Data section →
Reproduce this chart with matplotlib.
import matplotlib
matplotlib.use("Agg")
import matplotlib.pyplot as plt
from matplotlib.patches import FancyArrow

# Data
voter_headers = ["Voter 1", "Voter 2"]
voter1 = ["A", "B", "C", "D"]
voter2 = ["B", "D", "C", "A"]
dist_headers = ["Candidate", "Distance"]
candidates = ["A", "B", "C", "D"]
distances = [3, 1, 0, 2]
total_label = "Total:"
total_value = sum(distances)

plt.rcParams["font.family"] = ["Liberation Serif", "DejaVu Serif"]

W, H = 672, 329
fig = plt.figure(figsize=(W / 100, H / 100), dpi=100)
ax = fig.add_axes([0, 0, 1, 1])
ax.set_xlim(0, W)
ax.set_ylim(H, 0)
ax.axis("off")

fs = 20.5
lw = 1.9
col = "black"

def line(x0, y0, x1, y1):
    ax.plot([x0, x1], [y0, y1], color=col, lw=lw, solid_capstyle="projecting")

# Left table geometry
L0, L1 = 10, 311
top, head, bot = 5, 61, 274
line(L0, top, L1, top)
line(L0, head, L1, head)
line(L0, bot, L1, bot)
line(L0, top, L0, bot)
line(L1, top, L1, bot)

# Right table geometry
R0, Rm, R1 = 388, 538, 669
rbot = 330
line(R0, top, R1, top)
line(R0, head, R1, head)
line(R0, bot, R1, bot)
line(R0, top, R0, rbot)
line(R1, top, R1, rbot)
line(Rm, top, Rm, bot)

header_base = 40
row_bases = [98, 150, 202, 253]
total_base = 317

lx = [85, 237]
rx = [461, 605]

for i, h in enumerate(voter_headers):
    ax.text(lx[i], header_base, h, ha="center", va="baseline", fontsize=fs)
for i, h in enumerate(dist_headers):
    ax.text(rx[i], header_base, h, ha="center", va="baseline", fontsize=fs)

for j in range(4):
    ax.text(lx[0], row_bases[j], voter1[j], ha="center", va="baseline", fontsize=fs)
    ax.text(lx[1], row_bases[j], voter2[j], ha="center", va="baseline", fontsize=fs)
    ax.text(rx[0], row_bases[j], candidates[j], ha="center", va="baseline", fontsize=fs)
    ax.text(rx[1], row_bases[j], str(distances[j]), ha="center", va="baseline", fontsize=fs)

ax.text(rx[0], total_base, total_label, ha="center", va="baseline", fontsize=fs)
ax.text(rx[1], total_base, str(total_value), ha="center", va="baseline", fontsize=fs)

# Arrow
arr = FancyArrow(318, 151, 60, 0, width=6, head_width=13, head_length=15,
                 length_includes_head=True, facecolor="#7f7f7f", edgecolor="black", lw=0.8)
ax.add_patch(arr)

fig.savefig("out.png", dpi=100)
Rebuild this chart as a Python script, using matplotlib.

Problem requirements → Write out the complete set of records exactly as given.

Complete output →
Reproduce this chart with matplotlib.
import matplotlib
matplotlib.use("Agg")
import matplotlib.pyplot as plt
from matplotlib.patches import FancyArrow

# Data
voter_headers = ["Voter 1", "Voter 2"]
voter1 = ["A", "B", "C", "D"]
voter2 = ["B", "D", "C", "A"]
dist_headers = ["Candidate", "Distance"]
candidates = ["A", "B", "C", "D"]
distances = [3, 1, 0, 2]
total_label = "Total:"
total_value = sum(distances)

plt.rcParams["font.family"] = ["Liberation Serif", "DejaVu Serif"]

W, H = 672, 329
fig = plt.figure(figsize=(W / 100, H / 100), dpi=100)
ax = fig.add_axes([0, 0, 1, 1])
ax.set_xlim(0, W)
ax.set_ylim(H, 0)
ax.axis("off")

fs = 20.5
lw = 1.9
col = "black"

def line(x0, y0, x1, y1):
    ax.plot([x0, x1], [y0, y1], color=col, lw=lw, solid_capstyle="projecting")

# Left table geometry
L0, L1 = 10, 311
top, head, bot = 5, 61, 274
line(L0, top, L1, top)
line(L0, head, L1, head)
line(L0, bot, L1, bot)
line(L0, top, L0, bot)
line(L1, top, L1, bot)

# Right table geometry
R0, Rm, R1 = 388, 538, 669
rbot = 330
line(R0, top, R1, top)
line(R0, head, R1, head)
line(R0, bot, R1, bot)
line(R0, top, R0, rbot)
line(R1, top, R1, rbot)
line(Rm, top, Rm, bot)

header_base = 40
row_bases = [98, 150, 202, 253]
total_base = 317

lx = [85, 237]
rx = [461, 605]

for i, h in enumerate(voter_headers):
    ax.text(lx[i], header_base, h, ha="center", va="baseline", fontsize=fs)
for i, h in enumerate(dist_headers):
    ax.text(rx[i], header_base, h, ha="center", va="baseline", fontsize=fs)

for j in range(4):
    ax.text(lx[0], row_bases[j], voter1[j], ha="center", va="baseline", fontsize=fs)
    ax.text(lx[1], row_bases[j], voter2[j], ha="center", va="baseline", fontsize=fs)
    ax.text(rx[0], row_bases[j], candidates[j], ha="center", va="baseline", fontsize=fs)
    ax.text(rx[1], row_bases[j], str(distances[j]), ha="center", va="baseline", fontsize=fs)

ax.text(rx[0], total_base, total_label, ha="center", va="baseline", fontsize=fs)
ax.text(rx[1], total_base, str(total_value), ha="center", va="baseline", fontsize=fs)

# Arrow
arr = FancyArrow(318, 151, 60, 0, width=6, head_width=13, head_length=15,
                 length_includes_head=True, facecolor="#7f7f7f", edgecolor="black", lw=0.8)
ax.add_patch(arr)

fig.savefig("out.png", dpi=100)
Rebuild this chart as a Python script, using matplotlib.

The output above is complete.